*Work instructions*.
Repeat all the material exactly; pictures stay out of your copy.

*Data provided*.
····················
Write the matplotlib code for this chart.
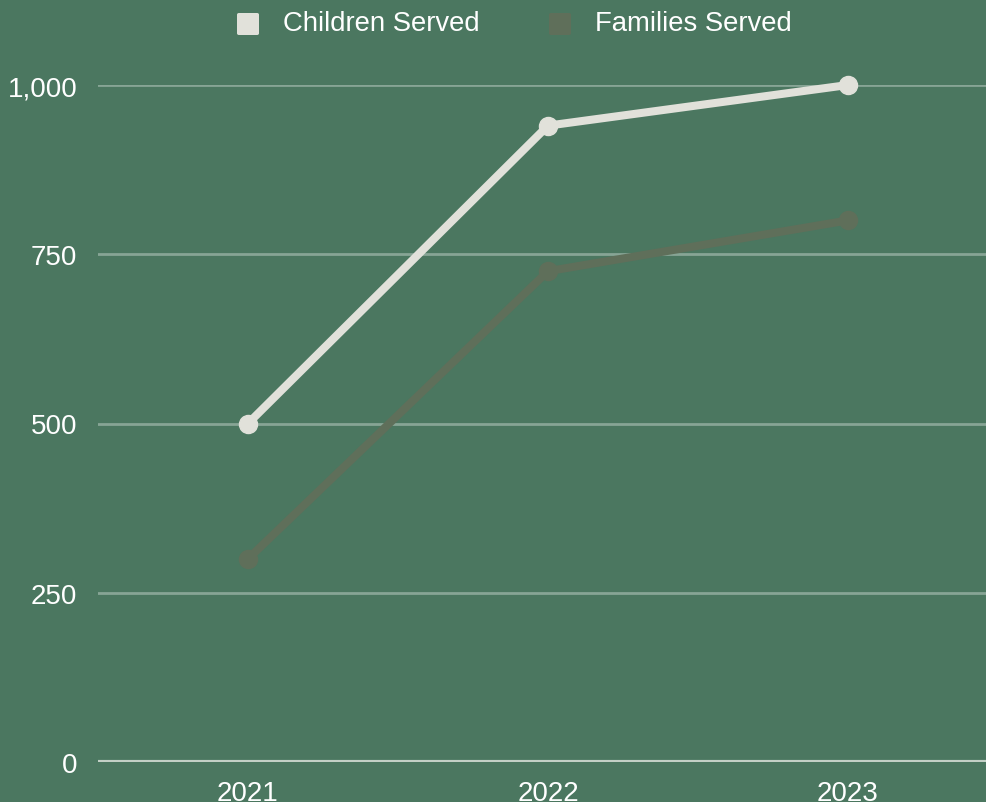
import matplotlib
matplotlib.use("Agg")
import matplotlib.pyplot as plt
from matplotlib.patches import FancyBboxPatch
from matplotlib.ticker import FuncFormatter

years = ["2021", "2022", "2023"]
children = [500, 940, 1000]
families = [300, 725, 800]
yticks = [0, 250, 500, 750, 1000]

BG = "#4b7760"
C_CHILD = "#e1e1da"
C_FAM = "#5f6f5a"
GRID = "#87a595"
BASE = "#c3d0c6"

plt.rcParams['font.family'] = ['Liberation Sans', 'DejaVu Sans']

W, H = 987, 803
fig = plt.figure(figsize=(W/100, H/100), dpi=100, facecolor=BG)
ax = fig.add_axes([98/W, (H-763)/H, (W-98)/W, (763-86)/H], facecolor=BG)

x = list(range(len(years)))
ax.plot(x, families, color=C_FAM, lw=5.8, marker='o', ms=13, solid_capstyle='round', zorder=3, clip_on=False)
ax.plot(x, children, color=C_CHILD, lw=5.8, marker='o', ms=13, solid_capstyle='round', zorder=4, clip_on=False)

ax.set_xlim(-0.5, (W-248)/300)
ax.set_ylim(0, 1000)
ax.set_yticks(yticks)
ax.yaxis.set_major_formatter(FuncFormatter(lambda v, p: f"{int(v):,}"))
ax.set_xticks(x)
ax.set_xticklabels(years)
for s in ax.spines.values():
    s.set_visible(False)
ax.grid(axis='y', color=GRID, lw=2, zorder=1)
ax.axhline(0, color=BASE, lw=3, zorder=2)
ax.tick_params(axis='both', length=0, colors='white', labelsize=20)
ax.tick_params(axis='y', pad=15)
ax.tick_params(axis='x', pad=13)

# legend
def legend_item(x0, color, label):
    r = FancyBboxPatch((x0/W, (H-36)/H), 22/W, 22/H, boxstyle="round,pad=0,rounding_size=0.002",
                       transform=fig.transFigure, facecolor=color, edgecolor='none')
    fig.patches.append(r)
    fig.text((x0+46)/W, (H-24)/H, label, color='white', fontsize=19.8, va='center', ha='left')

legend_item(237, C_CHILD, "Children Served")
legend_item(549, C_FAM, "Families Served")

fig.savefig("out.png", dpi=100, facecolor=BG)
····················
*Result of this exercise*.
Write the matplotlib code for this chart.
import matplotlib
matplotlib.use("Agg")
import matplotlib.pyplot as plt
from matplotlib.patches import FancyBboxPatch
from matplotlib.ticker import FuncFormatter

years = ["2021", "2022", "2023"]
children = [500, 940, 1000]
families = [300, 725, 800]
yticks = [0, 250, 500, 750, 1000]

BG = "#4b7760"
C_CHILD = "#e1e1da"
C_FAM = "#5f6f5a"
GRID = "#87a595"
BASE = "#c3d0c6"

plt.rcParams['font.family'] = ['Liberation Sans', 'DejaVu Sans']

W, H = 987, 803
fig = plt.figure(figsize=(W/100, H/100), dpi=100, facecolor=BG)
ax = fig.add_axes([98/W, (H-763)/H, (W-98)/W, (763-86)/H], facecolor=BG)

x = list(range(len(years)))
ax.plot(x, families, color=C_FAM, lw=5.8, marker='o', ms=13, solid_capstyle='round', zorder=3, clip_on=False)
ax.plot(x, children, color=C_CHILD, lw=5.8, marker='o', ms=13, solid_capstyle='round', zorder=4, clip_on=False)

ax.set_xlim(-0.5, (W-248)/300)
ax.set_ylim(0, 1000)
ax.set_yticks(yticks)
ax.yaxis.set_major_formatter(FuncFormatter(lambda v, p: f"{int(v):,}"))
ax.set_xticks(x)
ax.set_xticklabels(years)
for s in ax.spines.values():
    s.set_visible(False)
ax.grid(axis='y', color=GRID, lw=2, zorder=1)
ax.axhline(0, color=BASE, lw=3, zorder=2)
ax.tick_params(axis='both', length=0, colors='white', labelsize=20)
ax.tick_params(axis='y', pad=15)
ax.tick_params(axis='x', pad=13)

# legend
def legend_item(x0, color, label):
    r = FancyBboxPatch((x0/W, (H-36)/H), 22/W, 22/H, boxstyle="round,pad=0,rounding_size=0.002",
                       transform=fig.transFigure, facecolor=color, edgecolor='none')
    fig.patches.append(r)
    fig.text((x0+46)/W, (H-24)/H, label, color='white', fontsize=19.8, va='center', ha='left')

legend_item(237, C_CHILD, "Children Served")
legend_item(549, C_FAM, "Families Served")

fig.savefig("out.png", dpi=100, facecolor=BG)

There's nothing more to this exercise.